If you’ve ever been in a country where you don’t speak the language, you know it’s both exhilarating and maddening. Sounds a little like HR, doesn’t it?
You can probably relate to the feeling you get when you have been heard — it’s wonderful. It’s a great moment in HR when we know that our point was clearly articulated and that we’ve been understood. Unfortunately, we’re often met with blank stares, pushback that doesn’t seem to make sense, or someone talking over and around us, just as if we were speaking in a foreign language.
Recently, I’ve experienced many of the latter forms of communication. Or perhaps I should say, miscommunications. That is, there are words coming out in English, and apparently, somewhere mid-air, they’re being translated into another language. Oh, and it seems like in that language, “I’m sorry,” means, “Go suck eggs.”
It’s not just our words that are confusing, by the way. HR has a great deal of jargon and legal-ease that we haven’t shared with the rest of the world yet somehow expect everyone to know. Also, for some odd reason, many of us talk insanely fast, so please keep up. Then there are those of us who don’t think our words make the point clearly enough, so we engage body parts. Here come our hands and arms to join the conversation! If the conversation warrants, we might even start to walk around the room just to drive that point home. So, here we are, speaking a language most don’t understand — insanely fast — and waving our hands and arms while you’re trying to follow us around the room.
My point is, it’s not your fault that you don’t understand us. In reality, we are the ones speaking the foreign language.
The best thing HR can do if they want a good outcome is meet people where they are at. If you’ve ever been to a foreign country where you didn’t speak the language yet had a good experience, my guess is it was because you encountered people willing to meet you where you were. You tried a little, they tried a little, and together, they got you to the bathroom before something terribly embarrassing happened.

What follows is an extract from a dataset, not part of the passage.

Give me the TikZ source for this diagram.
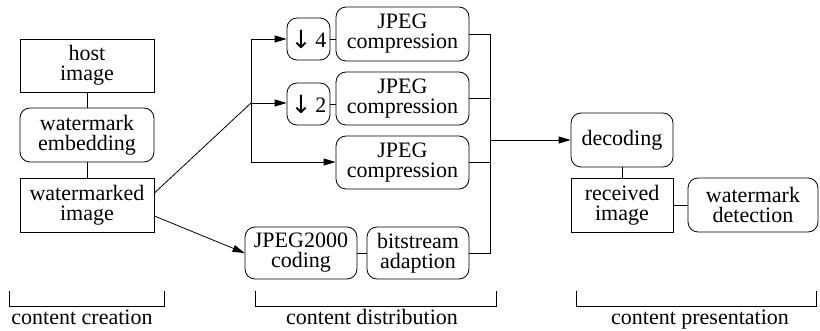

Bringing those you are talking to along at their pace when it relates to HR issues will only be positive. Our jobs are to educate, train, advise, and guide. We can’t do any of that if the people we’re talking to have no idea what we’re saying.
Four keys to help the HR language gap: Know your audience, their knowledge level, their time limit, and their attention span.
Don’t put yourself in the dreadful position of droning on to an audience you lost 15 minutes ago. And for the love of everything HR, don’t do it in a language they don’t understand.